The YouTube-Music Feud, Part 1: Why '$3 Billion To Rights Holders' Means Nothing
AUSTIN, TX – MARCH 17: A view of the stage at YouTube At Coppertank during the 2016 SXSW Music, Film + Interactive Festival on March 17, 2016 in Austin, Texas. (Photo by Neilson Barnard/Getty Images for SXSW)
This is part one of a series that discusses missing narratives from the music industry’s fight against YouTube. The posts are meant to be objective–siding neither with YouTube nor with artists, but rather highlighting and unpacking important data points that both sides of the debate are leaving out.
Today marks the one-month anniversary of over 180 musicians signing an open letter to Congress, protesting Section 512 of the Digital Millennium Copyright Act (DMCA). According to the letter, Section 512 directly diminishes songwriters’ and artists’ earnings by allowing “major tech companies to grow and generate huge profits by creating ease of use for consumers to carry almost every recorded song in history in their pocket via a smartphone.” While not mentioned by name, YouTube is the dominant scapegoat in this complaint.
Today also marks the ten-day anniversary of Google GOOGL -0.02%’s response to these complaints, in the form of an update to “How Google Fights Piracy.” The 62-page report highlights how Google has actually enabled creators to build more sustainable careers, from using SEO techniques to hide piracy websites to helping artists gain insight into their ever more distributed audiences.
Both stances remain impassioned, yet unconvincing. The music industry’s larger argument of “pay us more” is vastly oversimplified, and has prompted a similarly oversimplified response from Google.
For instance, YouTube often cites how it has paid out over $3 billion to music rights holders to date, 50% of which has been monetized through ad placement with Content ID (a proprietary technology that identifies copyrighted work in user-generated content). Both of these statistics are weak because they give no clarity to how that money is distributed, nor to whether that distribution is fair—questions that should stand at the center of discussions around YouTube’s utility to the music industry.
Yes, the larger music value chain is partly to blame for why artists receive pennies for their YouTube streams. Unlike with native YouTube creators like Pewdiepie or Michelle Phan, a vast and complex ecosystem of labels, publishers, songwriters and other stakeholders often engulfs a musician’s work, leading to a similarly fragmented split of revenues.
However, YouTube’s Content ID seems inherently biased toward celebrities and against independent and emerging artists. Only around 8,000 rights holders currently have access to the technology, a portion of whom work in the music industry; this leaves hundreds of thousands of musicians unable to monetize their work. While qualifying for Content ID sounds simple—based on an “evaluation of each applicant’s actual need for the tools”—the service seems to have been reserved for a lucky and unrepresentative few, many of whom are probably associated with major labels.

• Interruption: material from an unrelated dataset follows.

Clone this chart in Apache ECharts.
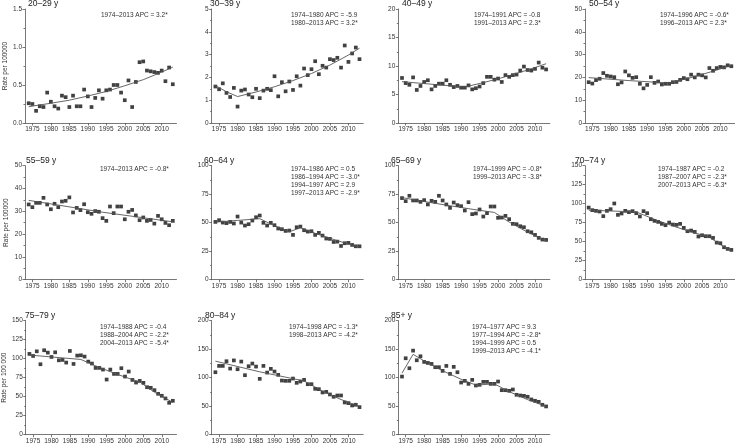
<!DOCTYPE html>
<html><head><meta charset="utf-8">
<script src="https://cdn.jsdelivr.net/npm/echarts@6/dist/echarts.min.js"></script>
<style>html,body{margin:0;padding:0;background:#fff}#c{width:735px;height:445px}</style>
</head><body><div id="c"></div>
<script>
// ---------------- DATA ----------------
const years = [1974,1975,1976,1977,1978,1979,1980,1981,1982,1983,1984,1985,1986,1987,1988,1989,1990,1991,1992,1993,1994,1995,1996,1997,1998,1999,2000,2001,2002,2003,2004,2005,2006,2007,2008,2009,2010,2011,2012,2013];
const yearTicks = [1975,1980,1985,1990,1995,2000,2005,2010];

const ageGroups = ['20–29 y','30–39 y','40–49 y','50–54 y','55–59 y','60–64 y','65–69 y','70–74 y','75–79 y','80–84 y','85+ y'];

const rate_20_29 = [0.26,0.25,0.16,0.22,0.21,0.40,0.28,0.22,0.19,0.36, 0.34,0.21,0.36,0.22,0.22,0.44,0.35,0.21,0.33,0.43, 0.32,0.43,0.44,0.50,0.50,0.40,0.30,0.56,0.21,0.54, 0.80,0.81,0.69,0.68,0.67,0.66,0.69,0.55,0.73,0.51];
const rate_30_39 = [1.60,1.48,1.74,1.32,1.14,1.54,0.72,1.42,1.47,1.25, 1.13,1.50,1.09,1.42,1.50,1.44,2.05,1.17,1.79,1.39, 1.82,1.45,2.05,1.64,2.39,2.10,2.36,2.71,2.14,2.51, 2.43,2.80,2.76,2.86,2.43,3.40,2.68,3.05,3.31,2.80];
const rate_40_49 = [7.9,7.0,6.7,8.0,5.8,6.5,7.2,7.5,5.9,6.5, 6.9,6.9,7.5,6.7,6.3,6.5,6.2,6.2,6.6,5.9, 6.1,6.4,7.0,8.1,8.1,7.6,7.8,7.2,8.4,8.1, 8.4,8.5,9.2,9.9,9.3,9.2,9.5,10.6,9.7,9.4];
const rate_50_54 = [17.9,17.3,18.8,19.4,21.9,20.7,20.4,20.1,17.0,17.8, 22.6,20.9,19.8,20.1,17.2,15.2,16.7,20.1,17.6,18.2, 16.9,17.2,17.2,17.9,18.0,18.9,19.7,19.2,21.2,20.0, 21.2,20.9,20.0,24.1,22.9,24.1,24.6,24.4,25.3,24.9];
const rate_55_59 = [33.0,31.8,33.7,33.7,35.9,33.0,30.9,33.3,31.8,34.3, 34.6,36.1,29.5,31.5,30.5,33.1,29.6,28.9,30.1,29.8, 27.0,25.8,32.1,29.2,32.1,32.1,26.5,29.8,30.6,28.2, 26.1,27.3,25.8,26.2,24.6,28.0,26.5,24.9,23.9,25.8];
const rate_60_64 = [50.7,52.2,50.1,49.6,50.7,49.3,55.4,50.1,47.5,48.7, 51.9,54.8,56.3,49.9,47.5,49.9,47.8,44.9,44.3,42.8, 43.1,39.3,46.0,46.6,43.4,42.2,42.5,39.3,41.1,38.7, 36.1,35.8,33.1,33.4,29.6,32.0,32.3,30.5,29.3,29.3];
const rate_65_69 = [71.6,68.9,73.6,69.5,69.5,68.3,69.8,66.0,69.2,68.3, 73.6,69.5,66.0,63.0,67.7,65.4,64.5,60.7,68.0,57.5, 58.1,61.6,55.4,58.4,64.2,64.2,54.3,54.5,56.0,53.1, 49.0,48.7,46.9,46.0,42.5,41.6,39.3,36.7,35.2,34.9];
const rate_70_74 = [94.9,91.5,90.6,89.7,83.6,90.6,92.8,100.3,85.3,87.1, 90.6,88.9,90.2,87.5,83.2,90.2,87.5,79.6,77.4,76.1, 73.5,71.7,75.2,72.6,72.2,73.5,68.2,63.8,64.7,62.9, 56.8,58.5,57.2,57.2,55.0,48.8,48.0,42.7,40.5,39.2];
const rate_75_79 = [106.3,103.6,109.7,92.7,111.1,108.0,102.3,108.4,97.9,98.4, 94.9,110.2,93.1,104.1,104.5,102.8,96.2,93.6,87.9,87.9, 85.7,72.6,85.7,80.0,80.0,87.5,76.5,83.1,72.1,68.6, 70.8,68.2,62.5,61.7,58.6,53.8,51.2,47.7,42.0,44.6];
const rate_80_84 = [109.6,120.7,120.7,128.9,116.0,130.3,114.9,128.3,104.4,120.1, 124.8,119.5,98.0,120.7,109.0,115.5,110.8,105.0,95.0,94.5, 94.5,98.5,91.0,93.3,96.2,88.6,88.6,80.5,79.9,74.1, 75.2,70.6,66.5,68.8,68.8,56.6,55.4,51.3,52.5,48.4];
const rate_85plus = [102.0,134.1,116.6,147.5,130.6,137.6,127.7,125.9,124.2,118.4, 118.4,112.0,120.7,106.7,119.0,109.6,91.5,94.5,89.2,96.2, 86.3,87.5,92.7,92.7,89.2,89.2,93.3,78.1,78.1,77.0, 79.3,70.0,68.8,68.2,66.5,61.8,59.5,57.7,52.5,49.6];

// joinpoint trend lines
const trendYears_20_29 = [1974,1980,1985,1990,1995,2000,2005,2010,2013];
const trendRates_20_29 = [0.215,0.26,0.30,0.355,0.415,0.49,0.57,0.67,0.735];
const trendYears_30_39 = [1974,1977,1980,1985,1990,1995,2000,2005,2010,2013];
const trendRates_30_39 = [1.64,1.37,1.16,1.36,1.59,1.86,2.17,2.54,2.98,3.28];
const trendYears_40_49 = [1974,1983,1991,1996,2001,2006,2010,2013];
const trendRates_40_49 = [7.25,6.75,6.32,7.08,7.93,8.89,9.73,10.4];
const trendYears_50_54 = [1974,1985,1996,2001,2005,2009,2013];
const trendRates_50_54 = [19.9,18.6,17.5,19.5,21.3,23.2,25.3];
const trendYears_55_59 = [1974,1994,2013];
const trendRates_55_59 = [34.8,29.6,25.4];
const trendYears_60_64 = [1974,1980,1986,1990,1994,1997,2001,2005,2009,2013];
const trendRates_60_64 = [50.5,52.0,53.5,47.4,42.0,45.6,40.7,36.3,32.3,28.8];
const trendYears_65_69 = [1974,1980,1986,1992,1999,2003,2008,2013];
const trendRates_65_69 = [72.0,68.6,65.4,62.3,59.0,50.6,41.6,34.3];
const trendYears_70_74 = [1974,1987,1992,1997,2002,2007,2010,2013];
const trendRates_70_74 = [91.5,89.2,79.4,70.7,62.9,56.0,46.1,37.9];
const trendYears_75_79 = [1974,1988,1992,1996,2000,2004,2008,2013];
const trendRates_75_79 = [104.8,99.0,90.6,82.9,75.8,69.4,55.9,42.5];
const trendYears_80_84 = [1974,1986,1998,2003,2008,2013];
const trendRates_80_84 = [129.0,110.3,94.3,76.3,61.7,49.5];
const trendYears_85plus = [1974,1977,1981,1985,1990,1994,1999,2003,2008,2013];
const trendRates_85plus = [108,141,125.6,112.1,97.3,87.0,89.2,75.5,61.5,49.6];

const apc_20_29 = ['1974–2013 APC = 3.2*'];
const apc_30_39 = ['1974–1980 APC = -5.9','1980–2013 APC = 3.2*'];
const apc_40_49 = ['1974–1991 APC = -0.8','1991–2013 APC = 2.3*'];
const apc_50_54 = ['1974–1996 APC = -0.6*','1996–2013 APC = 2.3*'];
const apc_55_59 = ['1974–2013 APC = -0.8*'];
const apc_60_64 = ['1974–1986 APC = 0.5','1986–1994 APC = -3.0*','1994–1997 APC = 2.9','1997–2013 APC = -2.9*'];
const apc_65_69 = ['1974–1999 APC = -0.8*','1999–2013 APC = -3.8*'];
const apc_70_74 = ['1974–1987 APC = -0.2','1987–2007 APC = -2.3*','2007–2013 APC = -6.3*'];
const apc_75_79 = ['1974–1988 APC = -0.4','1988–2004 APC = -2.2*','2004–2013 APC = -5.4*'];
const apc_80_84 = ['1974–1998 APC = -1.3*','1998–2013 APC = -4.2*'];
const apc_85plus = ['1974–1977 APC = 9.3','1977–1994 APC = -2.8*','1994–1999 APC = 0.5','1999–2013 APC = -4.1*'];

const yMax  = [1.5,5,20,50,50,100,100,150,150,200,200];
const yStep = [0.5,1,5,10,10,25,25,25,25,50,50];
const yAxisTitles = ['Rate per 100000','Rate per 100000','Rate per 100 000'];

// ---------------- LAYOUT ----------------
const rates = [rate_20_29,rate_30_39,rate_40_49,rate_50_54,rate_55_59,rate_60_64,rate_65_69,rate_70_74,rate_75_79,rate_80_84,rate_85plus];
const tYears = [trendYears_20_29,trendYears_30_39,trendYears_40_49,trendYears_50_54,trendYears_55_59,trendYears_60_64,trendYears_65_69,trendYears_70_74,trendYears_75_79,trendYears_80_84,trendYears_85plus];
const tRates = [trendRates_20_29,trendRates_30_39,trendRates_40_49,trendRates_50_54,trendRates_55_59,trendRates_60_64,trendRates_65_69,trendRates_70_74,trendRates_75_79,trendRates_80_84,trendRates_85plus];
const apcs = [apc_20_29,apc_30_39,apc_40_49,apc_50_54,apc_55_59,apc_60_64,apc_65_69,apc_70_74,apc_75_79,apc_80_84,apc_85plus];

const colLeft = [25, 211.7, 398.3, 585];
const gridW = 151.5;
const rowTop = [9, 165.7, 320.7];
const gridH = 114;
const titleX = [28,210,402,589,26,204,391,575,25,205,391];
const titleY = [4,160.7,315.7];
const annoX = [101,291,474,660,100,291,473,658,100,289,472];
const annoY = [15.7,169.7,327.7];
const annoStep = 8;

const FONT = '"Liberation Sans", Arial, Helvetica, sans-serif';
const axisCol = '#555';
const txtCol = '#333';

const grids = [], xAxes = [], yAxes = [], series = [], graphics = [];
for (let i = 0; i < 11; i++) {
  const r = Math.floor(i / 4), c = i % 4;
  grids.push({left: colLeft[c], top: rowTop[r], width: gridW, height: gridH, containLabel: false});
  xAxes.push({
    type: 'value', gridIndex: i, min: 1973, max: 2014,
    axisLine: {show: true, onZero: false, lineStyle: {color: axisCol, width: 0.8}},
    axisTick: {show: true, length: 2.5, customValues: yearTicks, lineStyle: {color: axisCol, width: 0.8}},
    axisLabel: {customValues: yearTicks, fontSize: 6.5, color: txtCol, fontFamily: FONT, margin: 3,
      formatter: v => String(v)},
    splitLine: {show: false}
  });
  yAxes.push({
    type: 'value', gridIndex: i, min: 0, max: yMax[i], interval: yStep[i],
    axisLine: {show: true, lineStyle: {color: axisCol, width: 0.8}},
    axisTick: {show: true, length: 2.5, lineStyle: {color: axisCol, width: 0.8}},
    minorTick: {show: true, splitNumber: 2, length: 1.5, lineStyle: {color: axisCol, width: 0.8}},
    axisLabel: {fontSize: 6.5, color: txtCol, fontFamily: FONT, margin: 3,
      formatter: i === 0 ? (v => v.toFixed(1)) : (v => String(v))},
    splitLine: {show: false},
    name: c === 0 ? yAxisTitles[r] : '',
    nameLocation: 'middle', nameRotate: 90, nameGap: 15,
    nameTextStyle: {fontSize: 6.5, color: txtCol, fontFamily: FONT}
  });
  series.push({
    type: 'scatter', xAxisIndex: i, yAxisIndex: i, symbol: 'rect', symbolSize: 3.7,
    itemStyle: {color: '#111'}, silent: true,
    data: years.map((y, k) => [y, rates[i][k]])
  });
  series.push({
    type: 'line', xAxisIndex: i, yAxisIndex: i, showSymbol: false, silent: true,
    lineStyle: {color: '#555', width: 0.9},
    data: tYears[i].map((y, k) => [y, tRates[i][k]])
  });
  graphics.push({type: 'text', x: titleX[i], y: titleY[r],
    style: {text: ageGroups[i], fill: '#222', font: '8.5px ' + FONT, verticalAlign: 'middle'}});
  apcs[i].forEach((t, k) => {
    graphics.push({type: 'text', x: annoX[i], y: annoY[r] + k * annoStep,
      style: {text: t, fill: txtCol, font: '6.5px ' + FONT, verticalAlign: 'middle'}});
  });
}

const chart = echarts.init(document.getElementById('c'), null, {renderer: 'canvas'});
chart.setOption({
  animation: false,
  backgroundColor: '#fff',
  grid: grids, xAxis: xAxes, yAxis: yAxes, series: series, graphic: graphics
});
</script></body></html>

Furthermore, contrary to the minimum rates that audio streaming services like Spotify are required to pay, Content ID’s value fluctuates over time in tandem with the value of the host channel, the health of the larger global ad market and other factors. YouTube is a fundamentally ad-driven business that interprets play count as a proxy for value, so the cost of ad inventory decreases for most user-generated videos. Unfortunately, these videos account for a small percentage of YouTube consumption: according to MIDiA Research’s recent report “The State of the YouTube Music Economy,” 91% of music video views are concentrated on the first page of results, usually dominated by verified channels like Vevo.
These fluctuations and winner-take-all dynamics give much-needed context to Google’s claims that the music industry chooses to monetize 95% of videos identified with Content ID, and that accuracy rates are as high as 99.7% (which in itself has been disputed, as the IFPI recently claimed that Content ID fails to identify as much as 20-40% of songs on YouTube). Regardless of what the correct numbers are, Content ID is only as valuable as the videos it identifies, and the technology is still unavailable to an alarming number of musicians.
Monetizing user uploads is a costly endeavor—Google has invested over $60 million in Content ID—and the $3 billion figure at least suggests that the technology is working. However, a gap still prevails in which most independent creators cannot monetize their content on YouTube. An artist’s ability to send a DMCA takedown notice seems more and more dependent on relationships with corporate third parties; ironically, the fact that only Taylor Swift-level stars are speaking out in this debate further silences the independent sector. Both Google and the music industry need to look beyond public spectacle, realize who is missing from the discussion, and take them into account when building a sustainable strategy for distributing their resources.